Fantom the language

I’ve been working on the JVM for about 4 years now. Its been a pleasant ride so far but lately I’ve started to outgrow Java. The JVM platform is brilliant in itself. The speed is almost on par with native code, its easy to install and get an app running – there’s plenty of tooling and performance monitors for it. Its stable and mature, has a large user base and it runs on many platforms (really the top reason for staying with it).

But Java the language feels a bit dated. Or rather, once you start looking at more current languages with a functional edge and other goodies – it’s hard to go back and doing that stuff manually. Granted, Java 8 seems to be getting some of these features like closures and lambda expressions. But there still will be plenty of things to miss given its rather verbose syntax and constructs.

There is a current upsurge of languages building on the JVM – with Scala and Clojure getting the most love. I’ve tried Scala but eventually had to abandon and move on – the hunt was on for a new language.

Enter Fantom

It was actually this presentation of Stephen Colebourne that peaked my interest.

Written by Brian and Andy Frank for their own company Skyfoundry after trying on different languages for their new company (more on why here).

The pros

(Super) readable syntax. My #1 reason. If you know Java or C# with just a hint of Ruby you can pretty much be productive right away with less typing.

Multiline strings and string interpolation. Probably my #2 reason. The whole templating deal in Java is largely a solution to this problem. There is going to creep in HTML in the code, and it might as well align and read nicely.

Built in make- system complete with versioning of dependent libs. I’ve spent too much time on several languages at the setting up a project phase. Breaking backwards compatibility is tends generate a chicken race where everyone waits for someone else to upgrade to the latest and greatest. In such languages using external libs quickly becomes a trial and error of what versions you can run against what language version (and usually the make tool also is versioned against those libs and the language). In fantom you clearly state in your pod (think of it as a versioned lib) what libraries and what versions of those libraries you depend on. The make tool is built in so its compatible with the release you’re running. You’ll even get a compile error if you try to use a class in a pod which you have not declared as a dependency.

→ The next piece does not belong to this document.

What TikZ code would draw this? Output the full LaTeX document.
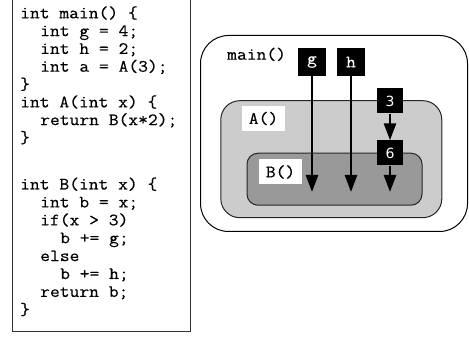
\documentclass[tikz,border=0pt]{standalone}
\usepackage{fontspec}
\setmonofont{Latin Modern Mono}[FakeStretch=1.1, FakeBold=0.35]
\newfontfamily\digitfont{DejaVu Sans}
\usetikzlibrary{arrows.meta}
\tikzset{
  code/.style={anchor=base west, inner sep=0pt, font=\ttfamily\fontsize{17.3}{18}\selectfont},
  frame/.style={draw=black!85, line width=1pt},
  tag/.style={fill=white, inner sep=0pt, minimum width=43pt, minimum height=25pt, font=\ttfamily\fontsize{17.3}{18}\selectfont},
  var/.style={fill=black, text=white, inner sep=0pt, minimum width=28pt, minimum height=28pt, font=\ttfamily\fontsize{17.3}{18}\selectfont},
  num/.style={fill=black, text=white, inner sep=0pt, minimum width=26pt, minimum height=25pt, font=\digitfont\fontsize{14}{16}\selectfont},
  flow/.style={line width=2.7pt, -{Triangle[length=17pt,width=12pt]}}
}
\begin{document}
\begin{tikzpicture}[x=1pt,y=-1pt]
\useasboundingbox (0,0) rectangle (469,339);
% code frame
\draw[line width=0.9pt, draw=black!80] (12.7,0) -- (12.7,331.7) -- (190,331.7) -- (190,0);
% code lines, block 1
\node[code] (l1) at (20,18.3) {int main() \{};
\node[code] (l2) at (40,36.1) {int g = 4;};
\node[code] (l3) at (40,53.9) {int h = 2;};
\node[code] (l4) at (40,71.7) {int a = A(3);};
\node[code] (l5) at (20,89.5) {\}};
\node[code] (l6) at (20,107.3) {int A(int x) \{};
\node[code] (l7) at (40,125.1) {return B(x*2);};
\node[code] (l8) at (20,142.9) {\}};
% block 2
\node[code] (m1) at (20,189.5) {int B(int x) \{};
\node[code] (m2) at (40,207.4) {int b = x;};
\node[code] (m3) at (40,225.3) {if(x > 3)};
\node[code] (m4) at (60,243.2) {b += g;};
\node[code] (m5) at (40,261.1) {else};
\node[code] (m6) at (60,279.0) {b += h;};
\node[code] (m7) at (40,296.9) {return b;};
\node[code] (m8) at (20,314.8) {\}};
% scopes
\node[frame, draw=black, fill=white, rounded corners=28pt, minimum width=267pt, minimum height=196pt] (mainbox) at (334,133.5) {};
\node[frame, fill=black!20, rounded corners=19pt, minimum width=221pt, minimum height=117pt] (abox) at (331.3,159.2) {};
\node[frame, fill=black!40, rounded corners=11pt, minimum width=175pt, minimum height=52pt] (bbox) at (334.5,179.2) {};
\node[code] (mainlbl) at (227,59.7) {main()};
\node[tag] (albl) at (263.5,118.5) {A()};
\node[tag] (blbl) at (280.5,172) {B()};
% variables
\node[var] (g) at (312,62) {g};
\node[var] (h) at (351,62) {h};
\node[num] (n3) at (390,101) {3};
\node[num] (n6) at (390,153) {6};
\coordinate (gend) at (312,192);
\coordinate (hend) at (351,192);
\coordinate (n6end) at (390,192);
\draw[flow] (g.south) -- (gend);
\draw[flow] (h.south) -- (hend);
\draw[flow] (n3.south) -- (n6.north);
\draw[flow] (n6.south) -- (n6end);
\end{tikzpicture}
\end{document}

Type system built for reflection. I tend to stay away from reflection in Java because it introduces too much magic in the code. Refactoring code always feels a bit uneasy because you don’t know if someone reflectively invokes that method or class you just removed. It’ll show up in production at the worst time of course. In fantom you’ll get a compile time error if your reflective type is missing.

There’s plenty of dogfooding. One concern many seem to have is that its relatively unknown and unused. Skyfoundry was based on their own language so its being used in production by its own authors. The authors are betting their own company on this language – so its actually backed by a corporation already. There are some replies in this thread to that concern.

The cons

IDEs support. This is not a bash on the editors out there (f4, netbeans plugin and some text editors) – its just that being on the JVM you’re gonna get compared to eclipse or netbeans. And compared to these they are still lacking – again lots of hard work has been put into these editors so its not a fault of their respective authors. Its just a little hard getting used to after such stellar IDEs in Java.

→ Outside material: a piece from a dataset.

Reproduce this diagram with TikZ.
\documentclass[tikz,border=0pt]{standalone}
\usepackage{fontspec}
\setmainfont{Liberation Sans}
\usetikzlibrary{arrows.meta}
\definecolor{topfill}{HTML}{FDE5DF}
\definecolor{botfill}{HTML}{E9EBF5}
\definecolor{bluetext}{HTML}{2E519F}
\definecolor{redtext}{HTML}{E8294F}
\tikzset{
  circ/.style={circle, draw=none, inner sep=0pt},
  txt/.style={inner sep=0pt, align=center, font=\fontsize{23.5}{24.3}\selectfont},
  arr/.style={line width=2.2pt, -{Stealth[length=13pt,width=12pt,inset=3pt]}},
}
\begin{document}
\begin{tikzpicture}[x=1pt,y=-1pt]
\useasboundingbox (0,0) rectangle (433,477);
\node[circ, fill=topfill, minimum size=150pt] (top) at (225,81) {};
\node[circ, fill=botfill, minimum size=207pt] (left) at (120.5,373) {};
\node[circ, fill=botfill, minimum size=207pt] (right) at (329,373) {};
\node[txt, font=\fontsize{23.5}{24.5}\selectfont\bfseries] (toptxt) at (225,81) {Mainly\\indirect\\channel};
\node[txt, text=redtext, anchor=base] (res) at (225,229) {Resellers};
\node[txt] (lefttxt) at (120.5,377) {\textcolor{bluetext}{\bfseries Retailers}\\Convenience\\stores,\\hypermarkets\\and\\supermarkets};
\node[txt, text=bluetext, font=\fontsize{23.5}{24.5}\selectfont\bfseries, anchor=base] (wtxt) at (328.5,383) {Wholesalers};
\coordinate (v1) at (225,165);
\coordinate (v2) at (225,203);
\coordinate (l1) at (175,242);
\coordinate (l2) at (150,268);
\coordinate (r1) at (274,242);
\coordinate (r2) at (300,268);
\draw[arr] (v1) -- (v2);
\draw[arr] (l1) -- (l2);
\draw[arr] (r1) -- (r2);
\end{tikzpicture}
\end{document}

Its a bit quiet. The community is great and helpful but its still moving rather slow for such a mature (and great) language. I’m hoping more converts show up and make the community a bit more vibrant.

Not that many libraries. Goes hand in hand with the quiet community. There is a CPAN / gem / maven central style repo tool build into the language. But the default address in fanr still goes nowhere. Thibaut Colar has been kind enough to host a repo in the meantime (found here including instructions on how to use it). Also not all frameworks are in that repo. They are scattered across bitbucket and github with no real way of finding them, save for searching the forum, bitbucket and github. Again, more converts means more libs so its a matter of bootstrapping both the community and the libs.

Examples and snippets of how you do things. The documentation is quite very detailed – but as soon as you hit the code there is all those small cases that are not covered. In the begining you will probably write java code with fantom syntax. There are a lot of gems and small shortcuts that make more idiomatic, buts its much a trial and error way there. The distribution does ship with the entire source and its a great source for idiomatic code – but its a heavy digest if you’re not into compiler construction.

The whys

I’m a sucker for good engineering trade-offs. I really like how fantom focuses on getting work out the door. Its shuns the extremes and often takes the “middle road”. I love this kind of stuff – it just spells good engineering to me.

One thing that’s been hitting me a lot when doing some code is how often I started out doing something – only to find out that there’s already method for that. Compact as the API may be this again seems like the authors knowing what will be useful to put into the API. This makes it a gem to code with, much less manual stuff than a quick glance may reveal.

 Now go! Try it. I’ll be writing more on it here in coming posts.